* **Instructions for the task**: Write out again the entries from the first line to the line that includes "97.1, 11.8, 58.2]", keeping both of those lines.

Data extracted from a collection:
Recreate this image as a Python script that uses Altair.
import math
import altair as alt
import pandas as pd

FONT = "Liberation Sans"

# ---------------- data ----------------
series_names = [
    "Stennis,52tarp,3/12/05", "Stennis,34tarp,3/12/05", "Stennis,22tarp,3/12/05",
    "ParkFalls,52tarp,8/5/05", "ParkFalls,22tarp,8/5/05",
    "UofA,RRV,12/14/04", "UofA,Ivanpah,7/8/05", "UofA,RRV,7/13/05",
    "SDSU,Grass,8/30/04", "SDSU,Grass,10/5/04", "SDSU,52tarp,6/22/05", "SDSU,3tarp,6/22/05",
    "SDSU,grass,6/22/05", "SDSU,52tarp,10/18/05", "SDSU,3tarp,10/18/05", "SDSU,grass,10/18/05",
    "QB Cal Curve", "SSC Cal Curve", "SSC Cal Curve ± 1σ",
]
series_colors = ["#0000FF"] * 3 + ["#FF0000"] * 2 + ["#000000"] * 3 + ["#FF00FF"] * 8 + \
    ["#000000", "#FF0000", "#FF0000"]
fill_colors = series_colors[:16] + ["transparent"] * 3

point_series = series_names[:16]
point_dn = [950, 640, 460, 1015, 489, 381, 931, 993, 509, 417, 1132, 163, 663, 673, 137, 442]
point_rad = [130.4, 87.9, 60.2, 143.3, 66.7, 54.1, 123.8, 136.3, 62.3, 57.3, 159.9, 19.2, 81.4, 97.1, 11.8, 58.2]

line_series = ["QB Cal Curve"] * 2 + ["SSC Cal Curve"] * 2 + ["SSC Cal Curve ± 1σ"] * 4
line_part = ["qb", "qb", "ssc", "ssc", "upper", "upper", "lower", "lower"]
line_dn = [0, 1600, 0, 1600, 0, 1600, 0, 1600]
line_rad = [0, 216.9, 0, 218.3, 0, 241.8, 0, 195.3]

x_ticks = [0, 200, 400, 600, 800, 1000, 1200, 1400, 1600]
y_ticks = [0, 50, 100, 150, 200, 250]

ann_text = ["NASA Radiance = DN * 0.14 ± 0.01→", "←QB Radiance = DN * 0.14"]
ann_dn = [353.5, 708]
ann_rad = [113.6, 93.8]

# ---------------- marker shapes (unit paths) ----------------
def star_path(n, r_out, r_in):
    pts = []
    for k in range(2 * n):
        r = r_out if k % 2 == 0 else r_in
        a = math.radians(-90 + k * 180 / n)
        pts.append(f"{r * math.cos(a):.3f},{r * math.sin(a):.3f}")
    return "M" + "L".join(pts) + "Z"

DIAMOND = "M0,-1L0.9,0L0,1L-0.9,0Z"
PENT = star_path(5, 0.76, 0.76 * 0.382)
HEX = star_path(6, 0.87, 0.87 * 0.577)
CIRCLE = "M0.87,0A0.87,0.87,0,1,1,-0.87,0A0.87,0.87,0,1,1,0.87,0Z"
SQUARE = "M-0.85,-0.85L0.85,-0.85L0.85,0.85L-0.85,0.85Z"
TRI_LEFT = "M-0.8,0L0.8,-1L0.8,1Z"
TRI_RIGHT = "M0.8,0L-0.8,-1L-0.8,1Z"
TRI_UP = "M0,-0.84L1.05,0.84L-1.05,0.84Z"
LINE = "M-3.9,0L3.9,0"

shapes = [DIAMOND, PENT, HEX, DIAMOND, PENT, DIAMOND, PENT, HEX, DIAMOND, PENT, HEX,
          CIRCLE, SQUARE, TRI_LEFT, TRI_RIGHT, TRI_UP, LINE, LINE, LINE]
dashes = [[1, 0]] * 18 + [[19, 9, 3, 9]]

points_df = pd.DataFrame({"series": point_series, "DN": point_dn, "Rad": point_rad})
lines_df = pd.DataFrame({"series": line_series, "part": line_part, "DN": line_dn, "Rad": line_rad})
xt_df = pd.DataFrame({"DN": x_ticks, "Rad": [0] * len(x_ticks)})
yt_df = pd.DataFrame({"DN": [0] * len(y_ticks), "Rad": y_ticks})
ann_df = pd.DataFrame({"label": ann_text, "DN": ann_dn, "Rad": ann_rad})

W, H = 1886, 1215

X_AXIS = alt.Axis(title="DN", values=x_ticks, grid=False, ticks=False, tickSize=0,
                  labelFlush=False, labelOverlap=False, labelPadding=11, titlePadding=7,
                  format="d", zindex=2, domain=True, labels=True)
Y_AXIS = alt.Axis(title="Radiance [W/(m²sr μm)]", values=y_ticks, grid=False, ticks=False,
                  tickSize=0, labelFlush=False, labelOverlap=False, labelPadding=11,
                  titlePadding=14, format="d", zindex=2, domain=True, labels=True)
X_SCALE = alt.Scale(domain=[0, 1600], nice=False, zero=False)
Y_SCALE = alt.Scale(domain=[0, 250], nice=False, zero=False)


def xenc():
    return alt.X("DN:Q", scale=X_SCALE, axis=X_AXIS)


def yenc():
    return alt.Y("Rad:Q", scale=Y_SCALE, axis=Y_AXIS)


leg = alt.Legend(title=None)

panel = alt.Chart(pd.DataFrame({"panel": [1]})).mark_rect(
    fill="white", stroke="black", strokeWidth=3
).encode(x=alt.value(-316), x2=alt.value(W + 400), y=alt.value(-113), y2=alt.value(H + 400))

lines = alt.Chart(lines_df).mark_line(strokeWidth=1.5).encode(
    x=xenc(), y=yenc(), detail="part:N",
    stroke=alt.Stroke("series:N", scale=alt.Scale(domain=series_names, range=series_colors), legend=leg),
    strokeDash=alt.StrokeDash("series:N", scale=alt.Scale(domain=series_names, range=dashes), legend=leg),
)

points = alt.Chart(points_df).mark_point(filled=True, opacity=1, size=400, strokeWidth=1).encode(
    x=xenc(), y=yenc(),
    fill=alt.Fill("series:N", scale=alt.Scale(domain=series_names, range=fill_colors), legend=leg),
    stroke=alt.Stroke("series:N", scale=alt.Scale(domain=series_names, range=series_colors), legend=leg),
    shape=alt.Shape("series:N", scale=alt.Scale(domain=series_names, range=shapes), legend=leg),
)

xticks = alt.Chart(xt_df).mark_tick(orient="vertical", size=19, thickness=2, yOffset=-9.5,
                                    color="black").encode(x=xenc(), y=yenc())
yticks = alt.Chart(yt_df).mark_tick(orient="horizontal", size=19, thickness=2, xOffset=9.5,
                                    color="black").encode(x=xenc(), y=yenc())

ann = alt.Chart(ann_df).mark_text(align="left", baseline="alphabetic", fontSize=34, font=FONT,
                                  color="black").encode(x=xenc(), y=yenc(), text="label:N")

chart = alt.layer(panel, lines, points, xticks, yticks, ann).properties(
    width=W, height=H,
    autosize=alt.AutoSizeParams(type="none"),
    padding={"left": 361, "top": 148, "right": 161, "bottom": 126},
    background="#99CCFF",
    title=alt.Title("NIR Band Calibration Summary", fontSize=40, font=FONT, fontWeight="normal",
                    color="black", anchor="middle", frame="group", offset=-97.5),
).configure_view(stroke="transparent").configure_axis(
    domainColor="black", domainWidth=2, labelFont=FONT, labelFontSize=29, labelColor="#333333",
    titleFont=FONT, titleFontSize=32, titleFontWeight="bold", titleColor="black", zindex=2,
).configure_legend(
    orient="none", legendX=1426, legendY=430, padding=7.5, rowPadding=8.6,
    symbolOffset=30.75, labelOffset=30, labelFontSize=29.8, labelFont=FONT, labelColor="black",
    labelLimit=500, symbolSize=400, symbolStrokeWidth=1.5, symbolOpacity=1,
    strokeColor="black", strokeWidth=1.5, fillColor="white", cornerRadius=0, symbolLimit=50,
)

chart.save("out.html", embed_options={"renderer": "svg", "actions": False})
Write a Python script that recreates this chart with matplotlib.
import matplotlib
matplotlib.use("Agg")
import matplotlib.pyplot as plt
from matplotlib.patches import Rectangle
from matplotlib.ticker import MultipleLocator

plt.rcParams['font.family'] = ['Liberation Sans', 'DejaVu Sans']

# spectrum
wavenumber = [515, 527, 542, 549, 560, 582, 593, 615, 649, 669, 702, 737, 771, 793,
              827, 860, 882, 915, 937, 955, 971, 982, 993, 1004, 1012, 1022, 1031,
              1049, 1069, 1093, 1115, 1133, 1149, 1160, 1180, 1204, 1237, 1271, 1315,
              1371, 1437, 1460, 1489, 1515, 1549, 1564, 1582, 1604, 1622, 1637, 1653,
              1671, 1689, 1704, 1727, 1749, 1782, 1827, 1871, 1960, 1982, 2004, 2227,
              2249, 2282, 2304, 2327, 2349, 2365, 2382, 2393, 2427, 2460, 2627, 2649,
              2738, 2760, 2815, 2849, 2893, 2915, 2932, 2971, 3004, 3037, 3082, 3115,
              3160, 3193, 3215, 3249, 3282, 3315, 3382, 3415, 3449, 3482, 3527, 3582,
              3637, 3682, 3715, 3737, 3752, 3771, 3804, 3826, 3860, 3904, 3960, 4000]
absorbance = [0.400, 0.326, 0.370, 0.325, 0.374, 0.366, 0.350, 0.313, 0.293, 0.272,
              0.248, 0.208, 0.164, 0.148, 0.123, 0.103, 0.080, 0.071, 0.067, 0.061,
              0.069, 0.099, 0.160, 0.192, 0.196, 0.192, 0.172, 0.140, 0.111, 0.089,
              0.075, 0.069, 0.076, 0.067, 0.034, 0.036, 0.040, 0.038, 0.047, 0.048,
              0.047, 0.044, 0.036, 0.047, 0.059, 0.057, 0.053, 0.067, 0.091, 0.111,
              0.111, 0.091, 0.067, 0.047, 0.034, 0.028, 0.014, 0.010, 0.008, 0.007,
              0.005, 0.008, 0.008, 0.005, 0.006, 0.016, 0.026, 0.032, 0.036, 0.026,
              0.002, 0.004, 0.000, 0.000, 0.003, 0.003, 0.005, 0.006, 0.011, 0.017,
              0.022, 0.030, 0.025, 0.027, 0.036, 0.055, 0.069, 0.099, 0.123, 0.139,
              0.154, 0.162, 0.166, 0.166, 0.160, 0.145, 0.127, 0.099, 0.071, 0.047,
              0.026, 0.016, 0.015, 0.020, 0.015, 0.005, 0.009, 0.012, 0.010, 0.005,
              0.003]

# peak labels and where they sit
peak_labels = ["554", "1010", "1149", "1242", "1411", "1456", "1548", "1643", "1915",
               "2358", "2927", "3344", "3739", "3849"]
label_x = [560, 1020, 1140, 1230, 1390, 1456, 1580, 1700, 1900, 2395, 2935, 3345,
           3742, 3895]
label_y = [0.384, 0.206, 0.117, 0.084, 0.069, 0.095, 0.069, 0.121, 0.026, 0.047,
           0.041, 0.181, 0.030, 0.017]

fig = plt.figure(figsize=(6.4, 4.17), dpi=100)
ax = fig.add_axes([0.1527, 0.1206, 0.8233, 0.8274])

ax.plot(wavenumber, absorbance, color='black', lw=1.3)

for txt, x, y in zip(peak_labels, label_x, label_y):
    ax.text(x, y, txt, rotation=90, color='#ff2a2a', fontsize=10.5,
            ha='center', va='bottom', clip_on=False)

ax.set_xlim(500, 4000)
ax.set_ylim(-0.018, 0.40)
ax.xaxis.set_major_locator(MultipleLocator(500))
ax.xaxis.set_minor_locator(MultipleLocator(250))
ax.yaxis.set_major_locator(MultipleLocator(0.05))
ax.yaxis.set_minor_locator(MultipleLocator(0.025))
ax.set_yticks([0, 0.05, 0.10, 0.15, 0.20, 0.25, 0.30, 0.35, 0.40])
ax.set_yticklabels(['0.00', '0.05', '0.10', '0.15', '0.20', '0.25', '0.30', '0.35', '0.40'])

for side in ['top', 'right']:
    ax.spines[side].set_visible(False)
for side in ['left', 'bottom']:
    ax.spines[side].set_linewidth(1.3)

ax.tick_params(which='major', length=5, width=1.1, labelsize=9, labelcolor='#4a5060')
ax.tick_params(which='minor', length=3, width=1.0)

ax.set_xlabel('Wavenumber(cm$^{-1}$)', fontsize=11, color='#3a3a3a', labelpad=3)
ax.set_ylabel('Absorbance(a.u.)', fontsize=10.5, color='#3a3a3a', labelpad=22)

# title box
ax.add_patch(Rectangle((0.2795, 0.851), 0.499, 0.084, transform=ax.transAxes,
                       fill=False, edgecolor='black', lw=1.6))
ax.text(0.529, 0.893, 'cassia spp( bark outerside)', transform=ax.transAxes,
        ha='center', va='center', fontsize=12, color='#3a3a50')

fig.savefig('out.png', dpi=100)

* **Solution**:
Recreate this image as a Python script that uses Altair.
import math
import altair as alt
import pandas as pd

FONT = "Liberation Sans"

# ---------------- data ----------------
series_names = [
    "Stennis,52tarp,3/12/05", "Stennis,34tarp,3/12/05", "Stennis,22tarp,3/12/05",
    "ParkFalls,52tarp,8/5/05", "ParkFalls,22tarp,8/5/05",
    "UofA,RRV,12/14/04", "UofA,Ivanpah,7/8/05", "UofA,RRV,7/13/05",
    "SDSU,Grass,8/30/04", "SDSU,Grass,10/5/04", "SDSU,52tarp,6/22/05", "SDSU,3tarp,6/22/05",
    "SDSU,grass,6/22/05", "SDSU,52tarp,10/18/05", "SDSU,3tarp,10/18/05", "SDSU,grass,10/18/05",
    "QB Cal Curve", "SSC Cal Curve", "SSC Cal Curve ± 1σ",
]
series_colors = ["#0000FF"] * 3 + ["#FF0000"] * 2 + ["#000000"] * 3 + ["#FF00FF"] * 8 + \
    ["#000000", "#FF0000", "#FF0000"]
fill_colors = series_colors[:16] + ["transparent"] * 3

point_series = series_names[:16]
point_dn = [950, 640, 460, 1015, 489, 381, 931, 993, 509, 417, 1132, 163, 663, 673, 137, 442]
point_rad = [130.4, 87.9, 60.2, 143.3, 66.7, 54.1, 123.8, 136.3, 62.3, 57.3, 159.9, 19.2, 81.4, 97.1, 11.8, 58.2]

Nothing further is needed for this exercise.